The Bar Scene: I don't know about you, but the closer I got to my 30s the less time I spent at the bars. Sure, I enjoy a night out as much as the next guy. But bars didn't play as much of a role in my social life as they did when I first came out. Back then I spent countless hours on the dance floor at The Dock and the Warehouse. When I just wanted to drink, I went to the Pipeline. During my time in the Cincinnati Men's Chorus we used to hit Cincinnati's country and western gay bar, Shooters, after rehearsal for karaoke.
Today the new hotspot is Adonis, the big, new dance bar complete with a pool. But there a number of bars that were catering to our community long before my time that are worth remembering. Downtown was home to Badlands and the Metro. Adam's Rib was a lesbian bar in Clifton, along with a restaurant that gets an honorable mention, GJ's Gaslight on Ludlow, because it was such a gathering spot. And we can't forget Northern Kentucky, where Just Friends and the Riviera Club were big spots and today people still enjoy Rosie's Tavern.
Crazy Ladies Bookstore/Greater Cincinnati Women's Resource Center: When I was in fifth grade and my good friend Sally was in sixth, I used to hear her midwife mother talk about Crazy Ladies Bookstore. I later found my way there through my own work with the Cincinnati Men's Chorus and The Center. Now, despite the best efforts of its board and the community, the only thing left of this Cincinnati lesbian and gay landmark is the building at 4039 Hamilton Ave. It was so much more than a bookstore. It was part community center, part information clearing house and part safe haven. Crazy Ladies opened in Northside decades before the neighborhood became the well-established gay enclave it is today. Though her doors are now closed, her legacy will not be forgotten. (Visit www.gcwrc.org.)
Gay Lesbian March Activists (GLMA): The local community's more activist roots grew out of this group and the local ACT UP chapter that was closely associated with the GLMA. Carol Lippmann, a former GLMA member, says the organization started after the 1987 March on Washington and played a role in the city's fight to include sexual orientation language in the Human Right Ordinance, a lightning rod issue for so many local organizations even today.
"It's so weird that this fight is still going on today," says attorney Scott Knox. "It appalls me."
Sadly after the "No on 3" campaign, the group lost energy and disbanded, Lippmann says.
Gay Media Gone But Not Forgotten: Today Cincinnati's GLBT media includes one newspaper, The Greater Cincinnati GLBT News, and two longtime radio shows, Alternating Currents and Everywoman. Though the city has never claimed a glut of gay and lesbian media, over the years the city has seen its share of gay and lesbian media outlets come and go.
In the late '70s and early '80s, long before the Internet and blogging software democratized publishing, the Cincinnati lesbian community stayed connected through a newsletter called Dinah. According to Phebe Beiser of the Ohio Lesbian Archives, who was involved in producing the publication for many years, Wendy Winkler started Dinah as the newsletter for the long defunct Lesbian Activist Bureau (LAB).

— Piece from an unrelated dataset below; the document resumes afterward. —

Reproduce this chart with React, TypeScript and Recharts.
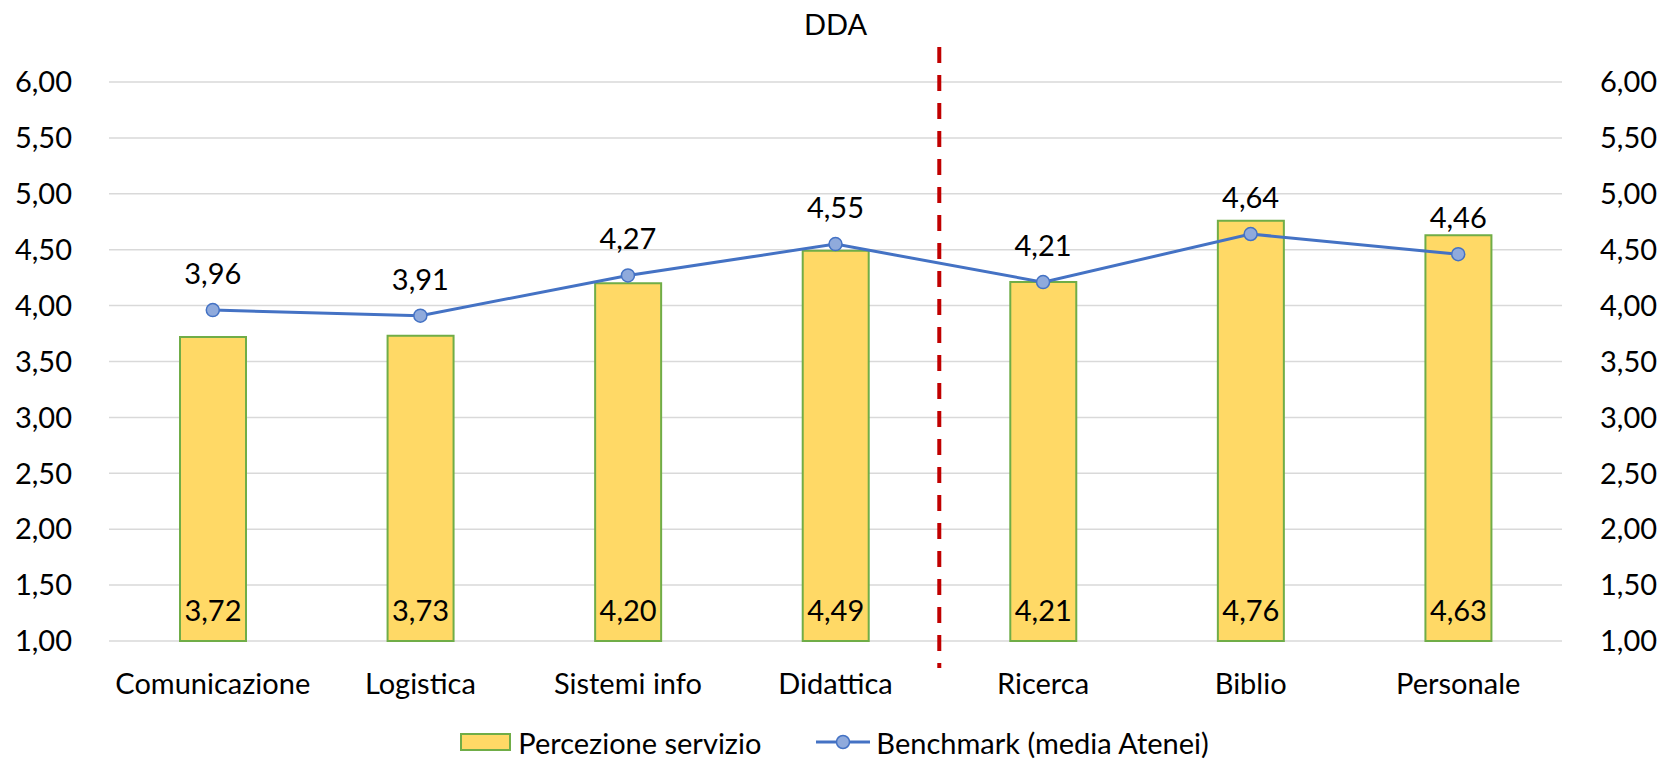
import { ComposedChart, Bar, Line, XAxis, YAxis, CartesianGrid, Legend, LabelList, ReferenceLine } from 'recharts';

const categories = ['Comunicazione', 'Logistica', 'Sistemi info', 'Didattica', 'Ricerca', 'Biblio', 'Personale'];
const percezione = [3.72, 3.73, 4.2, 4.49, 4.21, 4.76, 4.63];
const benchmark = [3.96, 3.91, 4.27, 4.55, 4.21, 4.64, 4.46];
const yTicks = [1, 1.5, 2, 2.5, 3, 3.5, 4, 4.5, 5, 5.5, 6];

const data = categories.map((name, i) => ({ name, percezione: percezione[i], benchmark: benchmark[i] }));

const fmt = (v: number) => v.toFixed(2).replace('.', ',');
const FONT = 'Lato, "Open Sans", sans-serif';
const FS = 29;
const tickStyle = { fill: '#000', fontSize: FS };

// dashed separator, runs a bit past the plot area top and bottom
function DashShape(props: any) {
    const { x1, y1, x2, y2 } = props;
    const top = Math.min(y1, y2);
    const bottom = Math.max(y1, y2);
    return <line x1={x1} x2={x2} y1={top - 35} y2={bottom + 27} stroke="#C00000" strokeWidth={4} strokeDasharray="16 12" />;
}

function LegendContent() {
    return (
        <div style={{ height: 58, display: 'flex', justifyContent: 'center', alignItems: 'flex-end', fontSize: FS, color: '#000', paddingLeft: 6, boxSizing: 'border-box' }}>
            <div style={{ display: 'flex', alignItems: 'center', marginRight: 55, height: 30, marginBottom: 2 }}>
                <div style={{ width: 47, height: 14, background: '#FFD966', border: '2px solid #70AD47', marginRight: 7 }} />
                <span>Percezione servizio</span>
            </div>
            <div style={{ display: 'flex', alignItems: 'center', height: 30, marginBottom: 2 }}>
                <svg width={54} height={20} style={{ marginRight: 6 }}>
                    <line x1={0} x2={54} y1={10} y2={10} stroke="#4472C4" strokeWidth={3} />
                    <circle cx={27} cy={10} r={6.5} fill="#8FAADC" stroke="#4472C4" strokeWidth={1.5} />
                </svg>
                <span>Benchmark (media Atenei)</span>
            </div>
        </div>
    );
}

export default function App() {
    return (
        <div style={{ position: 'absolute', left: 0, top: 0, width: 1663, height: 759, background: '#fff', fontFamily: FONT }}>
            <div style={{ position: 'absolute', top: 9, left: 0, width: 1671, textAlign: 'center', fontSize: FS, lineHeight: '29px', color: '#000' }}>DDA</div>
            <ComposedChart width={1663} height={759} data={data} margin={{ top: 82, right: 0, bottom: 0, left: 0 }}>
                <CartesianGrid vertical={false} stroke="#D9D9D9" strokeWidth={1.5} yAxisId="left" />
                <XAxis dataKey="name" axisLine={false} tickLine={false} tickSize={0} tickMargin={32} height={60} tick={tickStyle} interval={0} />
                <YAxis yAxisId="left" domain={[1, 6]} ticks={yTicks} tickFormatter={fmt} width={109} axisLine={false} tickLine={false} tickSize={0} tickMargin={37} tick={tickStyle} />
                <YAxis yAxisId="right" orientation="right" domain={[1, 6]} ticks={yTicks} tickFormatter={fmt} width={101} axisLine={false} tickLine={false} tickSize={0} tickMargin={38} tick={tickStyle} />
                <Bar yAxisId="left" dataKey="percezione" name="Percezione servizio" barSize={66} fill="#FFD966" stroke="#70AD47" strokeWidth={2} isAnimationActive={false}>
                    <LabelList dataKey="percezione" position="insideBottom" offset={20} formatter={(v: any) => fmt(Number(v))} style={{ fill: '#000', fontSize: FS }} />
                </Bar>
                <Line yAxisId="right" dataKey="benchmark" name="Benchmark (media Atenei)" stroke="#4472C4" strokeWidth={3} dot={{ r: 6.5, fill: '#8FAADC', stroke: '#4472C4', strokeWidth: 1.5 }} isAnimationActive={false}>
                    <LabelList dataKey="benchmark" position="top" offset={26} formatter={(v: any) => fmt(Number(v))} style={{ fill: '#000', fontSize: FS }} />
                </Line>
                <ReferenceLine yAxisId="left" x="Didattica" position="end" ifOverflow="visible" shape={DashShape} />
                <Legend verticalAlign="bottom" content={LegendContent} />
            </ComposedChart>
        </div>
    );
}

Even though LAB stopped operating, the newsletter continued to keep lesbians connected and informed for more than 10 years. In the early '80s recently deceased local activist John Zeh was on the air with the radio show Gaydreams, which would later become Alternating Currents.
The late '90s saw two small newspapers, GayBeat and Nouveau, competing to be the top dog covering the local gay and lesbian scene. GayBeat was the first on the scene but a member of the staff left to start Nouveau. Sadly, neither of the papers survived the transition.
Many members of the community also still remember Gay Cable Network and Out Front TV, two cable access shows that are no longer in production.
John Zeh: In all my years in Cincinnati, I never had the occasion to meet or work with John Zeh. But there is no doubt that there are plenty of people in the local community who knew him well and acknowledge the work he did for both the GLBT and homeless causes. He created the Rainbow News Service and Rainbow Talk, an Internet bulletin board for GLBT issues and an Internet forum for public discussion. His writing appeared in Rolling Stone, The Village Voice and The Advocate. He also reported for National Public Radio's All Things Considered. At the same time, his life was plagued by struggle. Whether he was battling his way back from a debilitating accident in which he was run over by a bus, engaged in a First Amendment battle with Simon Leis Jr. in the early 1980s or later facing a prison term as a sex offender, he dealt with adversity head on and never lost his activist spirit.